A query was raised as to the fact that cladding on one block of flats had been tested but not another that had the same cladding even though the cladding had been put up at different times. Mrs Roberts stated that she would look into getting both sets of cladding tested.


The question was raised as to emergency and evacuation policies and whether Wolverhampton Homes had a plan and whether Mrs Roberts was the lead on this. Mrs Roberts confirmed that yes there was an emergency plan and that this would swing into action prior to the full Council plan taking effect.  The date of the last test of the emergency plan had been 2015 and that this had included communications and rest centres. Mrs Roberts confirmed that in the event of an emergency there would be enough beds to accommodate all residents from a tower block.


The chair confirmed that 6 out of 18 high rise block had now been tested and queried why this was the case when the advice from the Fire Service had been to test all the high-rise blocks. Mrs Roberts stated that this advice had not been provided to her directly but confirmed that every block had been visited and advise sought. At the time of the incident all testing had to be carried out by a Government allocated agency and that it was only testing ACM cladding. Wolverhampton Homes had a good record in relation to what was on all its blocks and those with mineral wool wall systems were not deemed at risk of fire.

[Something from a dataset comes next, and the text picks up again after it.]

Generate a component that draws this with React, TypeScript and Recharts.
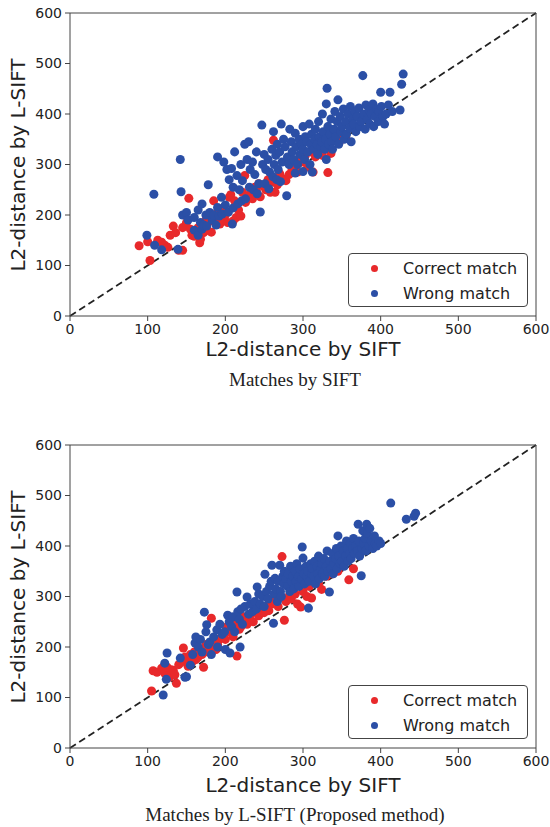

The Chair stated that not testing was not acceptable and Mr Bamfield confirmed that the Government had now modified its testing regime and were testing all combinations of cladding. Mrs Roberts confirmed that there were ongoing in depth discussions with the Board but that on balance testing cladding that was closer to a render could generate more concern and that the best advise at the moment was to wait for the outcome of the Grenfell investigation and the recommendations from Government. 


Mrs Roberts also confirmed that there were conflicting opinions and advice regarding testing and whether existing cladding should be removed or a replicate piece tested.


The group thanks Mrs Roberts and Mr Bamfield.